With curbing climate change as one of its top priorities, the Biden administration’s State Department has allocated $30,000 for a grant aimed at helping Chinese citizens be more mindful of climate change.
One may think that the best way to achieve this goal is by funding educational initiatives, contributing to renewable energy investments, or funding a public relations campaign to increase awareness.
Not according to the U.S. State Department. Instead, it created a grant to “bring together Chinese and American artists to create collaborative work that displays positive visions of our collective climate futures.”
It is no mystery why the U.S. would want to target China in its mission to curb carbon emissions. China leads the world in carbon emissions, and its commitment to reducing emissions would be critical in tackling climate change, as President Biden has pledged to do. But is making artwork really the best way to go about it?

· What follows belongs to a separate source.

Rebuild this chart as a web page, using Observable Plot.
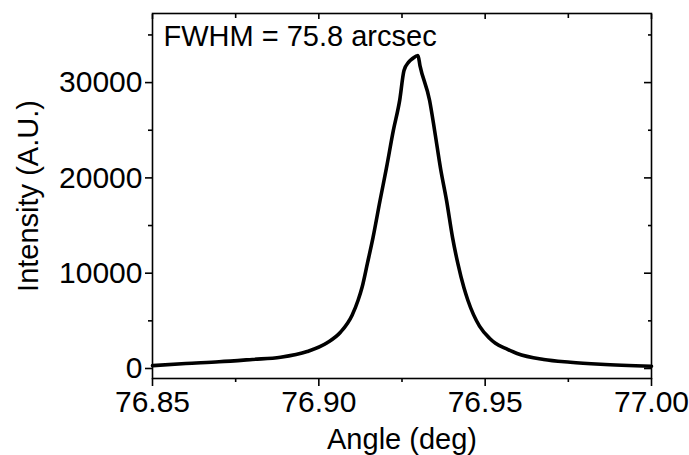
<!DOCTYPE html>
<html>
<head>
<meta charset="utf-8">
<script src="https://cdn.jsdelivr.net/npm/d3@7"></script>
<script src="https://cdn.jsdelivr.net/npm/@observablehq/plot@0.6"></script>
<style>
  html, body { margin: 0; padding: 0; background: #fff; }
  #chart svg { display: block; }
</style>
</head>
<body>
<div id="chart"></div>
<script>
const angle = [76.850, 76.860, 76.870, 76.880, 76.8885, 76.8965, 76.9025, 76.9065, 76.9100, 76.9118,
  76.9130, 76.9146, 76.9163, 76.9184, 76.9203, 76.9224, 76.9243, 76.9256, 76.9270, 76.9282,
  76.9298, 76.9304, 76.9333, 76.9348, 76.9366, 76.9384, 76.9402, 76.9418, 76.9436, 76.9448,
  76.9483, 76.9513, 76.9531, 76.9565, 76.9596, 76.9676, 76.9756, 76.9847, 77.000];
const intensity = [300, 520, 700, 950, 1180, 1780, 2700, 3800, 5590, 7160,
  8520, 11030, 13760, 17630, 20990, 24980, 28130, 31270, 32140, 32530,
  32840, 31790, 28120, 24980, 20960, 17610, 13730, 11000, 8490, 7160,
  4440, 3180, 2650, 2050, 1570, 940, 660, 450, 230];

const xMajor = [76.85, 76.90, 76.95, 77.00];
const xMinor = [76.875, 76.925, 76.975];
const yMajor = [0, 10000, 20000, 30000];
const yMinor = [5000, 15000, 25000, 35000];

const annotation = "FWHM = 75.8 arcsec";
const xLabel = "Angle (deg)";
const yLabel = "Intensity (A.U.)";

const data = angle.map((a, i) => ({angle: a, intensity: intensity[i]}));
const blank = () => "";
const font = "'Liberation Sans', Arial, sans-serif";

const chart = Plot.plot({
  width: 689,
  height: 455,
  marginLeft: 152,
  marginRight: 38,
  marginTop: 13,
  marginBottom: 77,
  style: {fontFamily: font, fontSize: "30px", color: "#000", background: "#fff"},
  x: {domain: [76.85, 77.00]},
  y: {domain: [-1050, 37250]},
  marks: [
    Plot.line(data, {x: "angle", y: "intensity", stroke: "#000", strokeWidth: 3.6, strokeLinejoin: "round", curve: "monotone-x"}),
    Plot.frame({stroke: "#000", strokeWidth: 1.6}),
    Plot.axisX({anchor: "bottom", ticks: xMajor, tickSize: 8, tickPadding: 4, tickFormat: d3.format(".2f"), label: null, fontSize: 30, strokeWidth: 1.6}),
    Plot.axisX({anchor: "bottom", ticks: xMinor, tickSize: 4, tickFormat: blank, label: null, strokeWidth: 1.6}),
    Plot.axisX({anchor: "top", ticks: xMajor, tickSize: -5, tickFormat: blank, label: null, strokeWidth: 1.6}),
    Plot.axisX({anchor: "top", ticks: xMinor, tickSize: -4, tickFormat: blank, label: null, strokeWidth: 1.6}),
    Plot.axisY({anchor: "left", ticks: yMajor, tickSize: 7, tickPadding: 3, tickFormat: d3.format("d"), label: null, fontSize: 30, strokeWidth: 1.6}),
    Plot.axisY({anchor: "left", ticks: yMinor, tickSize: 4, tickFormat: blank, label: null, strokeWidth: 1.6}),
    Plot.axisY({anchor: "right", ticks: yMajor, tickSize: -8, tickFormat: blank, label: null, strokeWidth: 1.6}),
    Plot.axisY({anchor: "right", ticks: yMinor, tickSize: -4, tickFormat: blank, label: null, strokeWidth: 1.6}),
    Plot.text([annotation], {frameAnchor: "top-left", dx: 11, dy: 12, text: d => d, fontSize: 29, fill: "#000", textAnchor: "start", lineAnchor: "top"}),
    Plot.text([xLabel], {frameAnchor: "bottom", dy: 70, text: d => d, fontSize: 29, fill: "#000", lineAnchor: "bottom"}),
    Plot.text([yLabel], {frameAnchor: "left", dx: -124, rotate: -90, text: d => d, fontSize: 29, fill: "#000", textAnchor: "middle", lineAnchor: "middle"})
  ]
});
document.getElementById("chart").appendChild(chart);
</script>
</body>
</html>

The grant says, “This project aims to bring together two groups of Chinese and American artists to collaboratively create two pieces of artwork that portray a vision of a future in which humanity has successfully adapted to the climate crisis and reached zero emissions through technological and behavioral change.”
It continues to say that the art will be on display on the walls of the U.S. Consulate General in Guangzhou for at least six months. Artists in China should attend the opening and workshops/activities for social change.
We don’t think anybody truly believes that this project will have any impact on climate change or U.S.-Chinese relations. Leave it to bureaucrats to dance around multiple productive ways to fight climate change to find one that doesn’t.